Concern about the extent of possible money laundering involving Danske Bank’s Estonian branch is mounting and European Union Competition Commissioner Margrethe Vestager joined a growing chorus of calls for a clampdown on the billions of euros alleged to have been “washed” through European banks.
“This is a giga scandal,” Vestager said, as Danske Bank’s already battered shares fell by more than 2% on the latest developments in the case.
Britain’s NCA said the threat posed by the use of UK-registered companies for money laundering was “widely recognised” and it was working to restrict the practice.
“The NCA is aware of the use of UK registered companies in this case and has related on-going operational activity,” an NCA spokeswoman said.
She said the British agency was working with partners across government on the matter.
British and Russian entities dominate a list of accounts used to make €200bn ($236bn) in payments through Danske Bank’s branch in Estonia between 2007 and 2015, many of which the bank said this week are suspicious.
By 2013, the number of UK-registered customers in the branch’s non-resident portfolio had topped 1,000, Danske Bank’s investigation revealed, ahead of clients from Russia, the British Virgin Islands and Finland.
As the scope of the alleged money laundering through Danske has widened, investor concerns over the potential penalties it could face have increased, with particular focus on what action US authorities might take.
So far the United States has not said whether it is investigating and while Danske Bank Chairman Ole Andersen said that the lender had made an assessment of whether it violated any US laws, he declined to share its conclusion of this.
“We need to do more to prevent money laundering from happening,” Vestager told reporters in Copenhagen following the resignation on Wednesday of Danske Bank CEO Thomas Borgen after an investigation commissioned by the bank exposed past control and compliance failings.

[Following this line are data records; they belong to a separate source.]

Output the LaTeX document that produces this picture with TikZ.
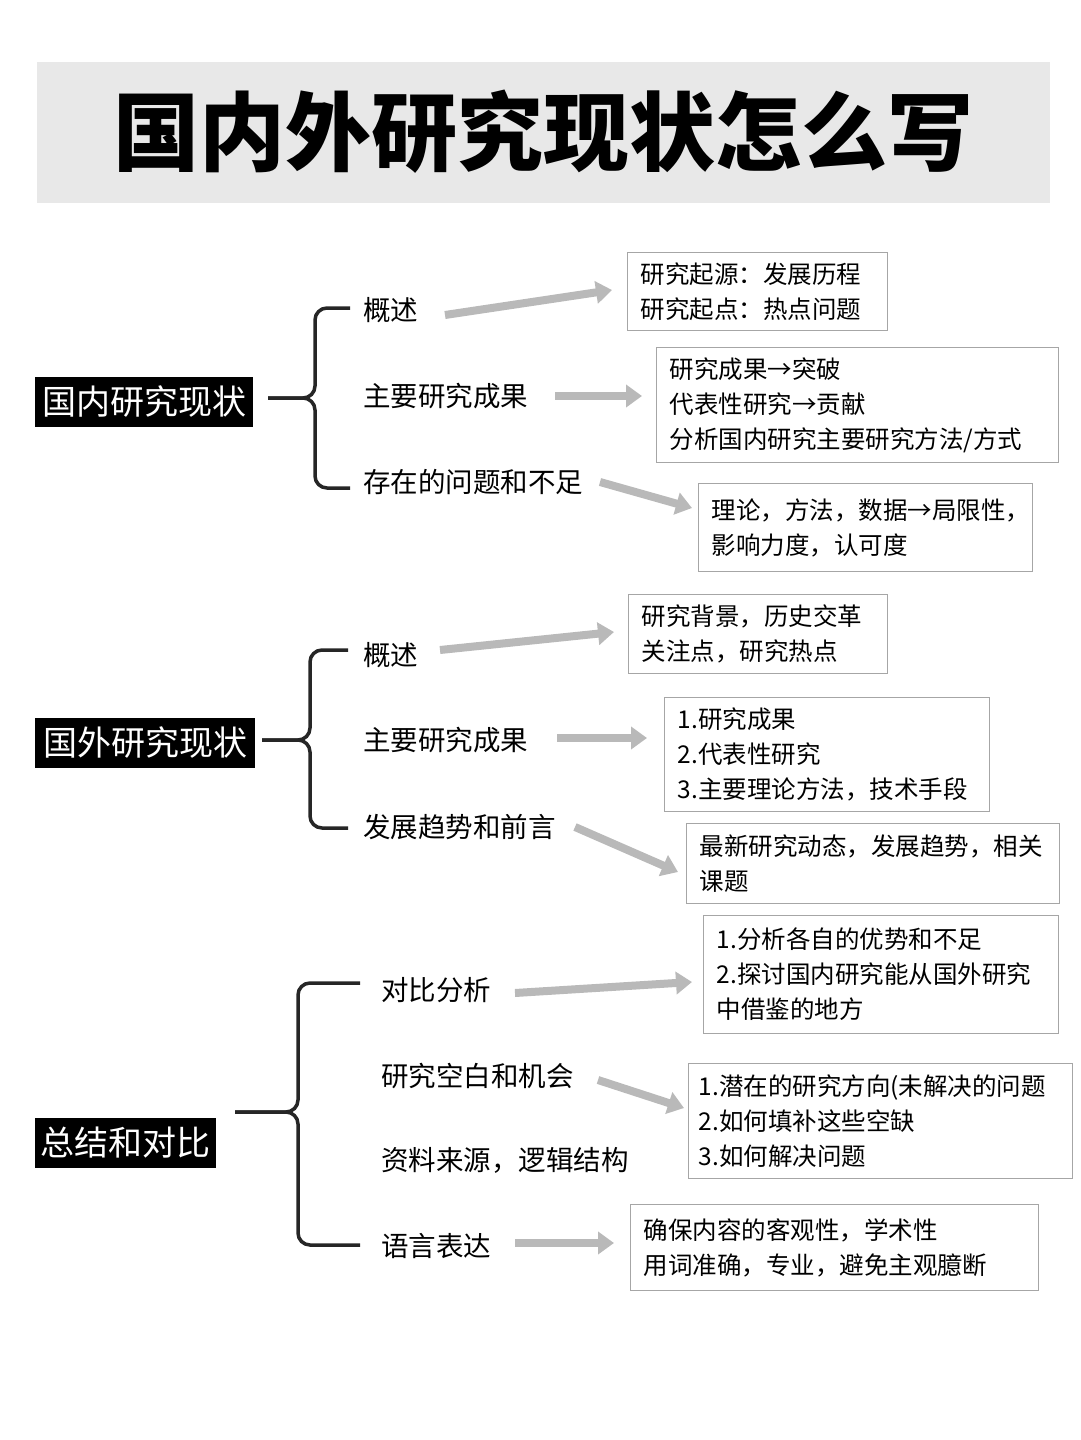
\documentclass[tikz,border=0pt]{standalone}
\usepackage{fontspec}
\setmainfont{Noto Sans CJK SC}
\usetikzlibrary{arrows.meta,positioning}
\tikzset{
  sectionbox/.style={fill=black,text=white,font=\fontsize{34}{38}\selectfont,inner sep=3pt,anchor=west,minimum height=50pt},
  itemtext/.style={font=\fontsize{27.5}{32}\selectfont,anchor=west,inner sep=0pt},
  notebox/.style={draw=gray!70,line width=1.2pt,align=left,anchor=north west,font=\fontsize{24.5}{35}\selectfont,inner xsep=13pt,inner ysep=6pt},
  fatarrow/.style={draw=gray!55,line width=8pt,-{Triangle[length=16pt,width=22pt]}},
  bracket/.style={draw=black!85,line width=3.5pt,rounded corners=12pt}
}
\begin{document}
\begin{tikzpicture}[x=1pt,y=-1pt]
\useasboundingbox (0,0) rectangle (1080,1440);
% title
\fill[gray!18] (37,62) rectangle (1050,203);
\node[font=\fontsize{86}{92}\selectfont\bfseries] (title) at (543,132) {国内外研究现状怎么写};

% domestic
\node[sectionbox,minimum width=218pt] (s1) at (35,402) {国内研究现状};
\draw[bracket] (350,308) -- (315,308) -- (315,398) -- (268,398);
\draw[bracket] (268,398) -- (315,398) -- (315,488) -- (350,488);
\node[itemtext] (a1) at (363,310) {概述};
\node[itemtext] (a2) at (363,396) {主要研究成果};
\node[itemtext] (a3) at (363,482) {存在的问题和不足};
\node[notebox,text width=234pt,minimum height=78pt] (b1) at (627,252) {研究起源：发展历程\\研究起点：热点问题};
\node[notebox,text width=376pt,minimum height=115pt] (b2) at (656,347) {研究成果→突破\\代表性研究→贡献\\分析国内研究主要研究方法/方式};
\node[notebox,text width=308pt,minimum height=88pt] (b3) at (698,483) {理论，方法，数据→局限性，\\影响力度，认可度};
\coordinate (a1e) at (445,315); \coordinate (b1w) at (612,290);
\coordinate (a2e) at (555,396); \coordinate (b2w) at (642,396);
\coordinate (a3e) at (600,482); \coordinate (b3w) at (692,508);
\draw[fatarrow] (a1e) -- (b1w);
\draw[fatarrow] (a2e) -- (b2w);
\draw[fatarrow] (a3e) -- (b3w);

% foreign
\node[sectionbox,minimum width=220pt] (s2) at (35,743) {国外研究现状};
\draw[bracket] (348,650) -- (310,650) -- (310,740) -- (262,740);
\draw[bracket] (262,740) -- (310,740) -- (310,828) -- (348,828);
\node[itemtext] (c1) at (363,655) {概述};
\node[itemtext] (c2) at (363,740) {主要研究成果};
\node[itemtext] (c3) at (363,827) {发展趋势和前言};
\node[notebox,text width=233pt,minimum height=79pt] (d1) at (628,594) {研究背景，历史交革\\关注点，研究热点};
\node[notebox,text width=299pt,minimum height=114pt] (d2) at (664,697) {1.研究成果\\2.代表性研究\\3.主要理论方法，技术手段};
\node[notebox,text width=347pt,minimum height=80pt] (d3) at (686,823) {最新研究动态，发展趋势，相关\\课题};
\coordinate (c1e) at (440,650); \coordinate (d1w) at (614,632);
\coordinate (c2e) at (557,738); \coordinate (d2w) at (647,738);
\coordinate (c3e) at (575,827); \coordinate (d3w) at (678,872);
\draw[fatarrow] (c1e) -- (d1w);
\draw[fatarrow] (c2e) -- (d2w);
\draw[fatarrow] (c3e) -- (d3w);

% summary
\node[sectionbox,minimum width=181pt] (s3) at (35,1143) {总结和对比};
\draw[bracket] (360,983) -- (298,983) -- (298,1112) -- (235,1112);
\draw[bracket] (235,1112) -- (298,1112) -- (298,1245) -- (360,1245);
\node[itemtext] (e1) at (381,990) {对比分析};
\node[itemtext] (e2) at (381,1076) {研究空白和机会};
\node[itemtext] (e3) at (381,1160) {资料来源，逻辑结构};
\node[itemtext] (e4) at (381,1246) {语言表达};
\node[notebox,text width=329pt,minimum height=118pt] (f1) at (703,915) {1.分析各自的优势和不足\\2.探讨国内研究能从国外研究\\中借鉴的地方};
\node[notebox,text width=364pt,minimum height=115pt,inner xsep=10pt] (f2) at (688,1063) {1.潜在的研究方向(未解决的问题\\2.如何填补这些空缺\\3.如何解决问题};
\node[notebox,text width=382pt,minimum height=86pt] (f4) at (630,1204) {确保内容的客观性，学术性\\用词准确，专业，避免主观臆断};
\coordinate (e1e) at (515,993); \coordinate (f1w) at (692,982);
\coordinate (e2e) at (598,1080); \coordinate (f2w) at (684,1108);
\coordinate (e4e) at (515,1243); \coordinate (f4w) at (614,1243);
\draw[fatarrow] (e1e) -- (f1w);
\draw[fatarrow] (e2e) -- (f2w);
\draw[fatarrow] (e4e) -- (f4w);
\end{tikzpicture}
\end{document}
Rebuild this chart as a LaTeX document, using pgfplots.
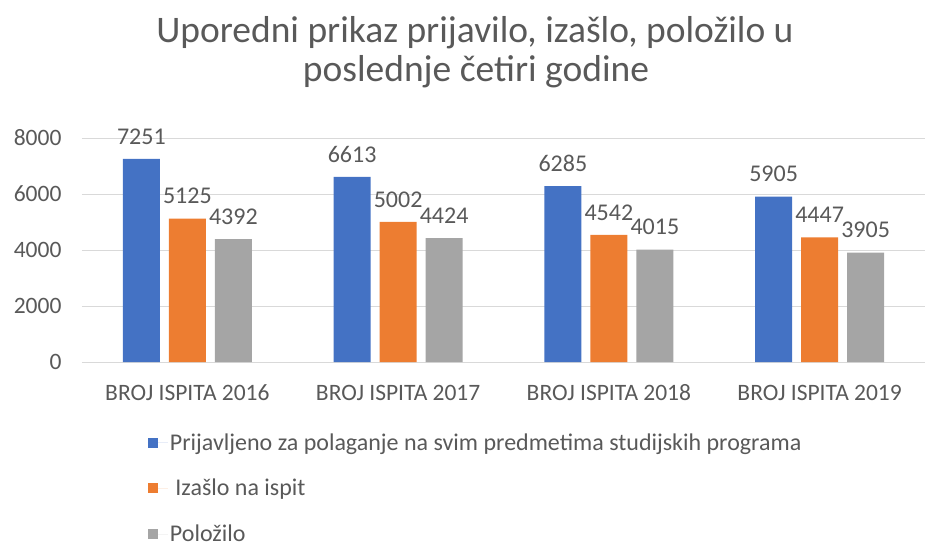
\documentclass[border=0pt]{standalone}
\usepackage{pgfplots}
\pgfplotsset{compat=1.18}
\usepackage{fontspec}
\setmainfont{Carlito}
\definecolor{cblue}{HTML}{4472C4}
\definecolor{corange}{HTML}{ED7D31}
\definecolor{cgray}{HTML}{A5A5A5}
\definecolor{txt}{HTML}{595959}
\definecolor{gridc}{HTML}{D9D9D9}
\begin{document}
\begin{tikzpicture}[x=1pt,y=1pt]
\useasboundingbox (0,0) rectangle (941,549);
\begin{axis}[
  at={(82pt,187pt)}, anchor=south west,
  scale only axis, width=843pt, height=224pt,
  ybar=9pt, bar width=37pt,
  xmin=-0.5, xmax=3.5, ymin=0, ymax=8000,
  xtick={0,1,2,3},
  xticklabels={BROJ ISPITA 2016,BROJ ISPITA 2017,BROJ ISPITA 2018,BROJ ISPITA 2019},
  ytick={0,2000,4000,6000,8000},
  ymajorgrids, xmajorgrids=false, major grid style={draw=gridc, line width=0.8pt},
  axis line style={draw=none},
  axis x line*=bottom, axis y line*=left,
  x axis line style={draw=gridc, line width=0.8pt},
  major tick length=0pt,
  tick label style={font=\fontsize{23.5}{27}\selectfont, text=txt},
  /pgf/number format/assume math mode=true,
  /pgf/number format/1000 sep={},
  xticklabel style={yshift=-19pt, text height=16pt, text depth=5pt},
  yticklabel style={xshift=-17pt},
  nodes near coords,
  nodes near coords style={font=\fontsize{24}{28}\selectfont, text=txt, yshift=11pt, /pgf/number format/1000 sep={}},
  legend style={at={(rel axis cs:0.078,-0.31)}, anchor=north west, draw=none, fill=none,
    font=\fontsize{24}{28}\selectfont, text=txt, row sep=23.5pt,
    legend cell align=left, inner sep=0pt},
  legend image code/.code={\path (0pt,0pt) -- (20pt,0pt); \fill[#1] (0pt,-5pt) rectangle (10pt,5pt);},
  clip=false,
]
\addplot[fill=cblue, draw=none] coordinates {(0,7251) (1,6613) (2,6285) (3,5905)};
\addplot[fill=corange, draw=none] coordinates {(0,5125) (1,5002) (2,4542) (3,4447)};
\addplot[fill=cgray, draw=none] coordinates {(0,4392) (1,4424) (2,4015) (3,3905)};
\legend{Prijavljeno za polaganje na svim predmetima studijskih programa,\ Izašlo na ispit,Položilo}
\end{axis}
\node[text=txt, font=\fontsize{37.5}{39}\selectfont, anchor=base] at (475,506) {Uporedni prikaz prijavilo, izašlo, položilo u};
\node[text=txt, font=\fontsize{37.5}{39}\selectfont, anchor=base] at (476,467) {poslednje četiri godine};
\end{tikzpicture}
\end{document}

Borgen, 54, was in charge of Danske Bank’s international operations including Estonia between 2009 and 2012.
He said on Wednesday that he had been “personally cleared from a legal point of view” while Danske said its board had not breached their legal obligations.
The European Commission last week recommended banking supervision changes, including bolstering national authorities, but stopped short of setting up a new financial crime agency called for by the European Central Bank.
Danske’s tiny Estonian branch accounted for as much as 10% of group profit during the period when suspected money laundering was conducted via its operations there.
Denmark’s central bank said yesterday that it supported a proposal for tougher laws on money laundering agreed by politicians on Wednesday.
“It is the managements of Danish financial institutions that are responsible for ensuring that there is no money laundering or other illegal acts,” the central bank said.
“As the largest bank in the country, Danske Bank is of major importance to the reputation of the financial sector and hence the financial stability of Denmark.”
Credit ratings agency Moody’s said yesterday regarding Denmark’s AAA rating: “It is very unusual for problems at a single bank to have material credit implications for highly-rated sovereigns.
We see no reason to date why the concerns regarding Danske Bank should create an exception to that rule.”
Danske Bank already faces criminal inquiries in Denmark and Estonia following complaints filed by US fund manager Bill Browder, who has campaigned against corruption in Russia.
And in a sign of the growing backlash, the charity CARE Danmark said it was severing ties with Danske as its main bank.
“We’ve decided to drop Danske Bank due to the money laundering scandal which is incompatible with the values our organisation stands for, and what our members expect of us,” CARE Danmark CEO Rasmus Stuhr Jacobsen told Reuters.
Denmark’s largest NGO, the Danish Refugee Council, said it is also considering dropping Danske Bank, Secretary General Christian Friis Bach told online media outlet Altinget.
International aid charity Oxfam also called on Danish municipalities to cut ties with the bank.
The mayor of Aalborg, Denmark’s third largest municipality, said he would discuss its partnership with Danske Bank at the next municipality committee meeting, but noted that there were only two banks in Denmark able to handle a municipality its size.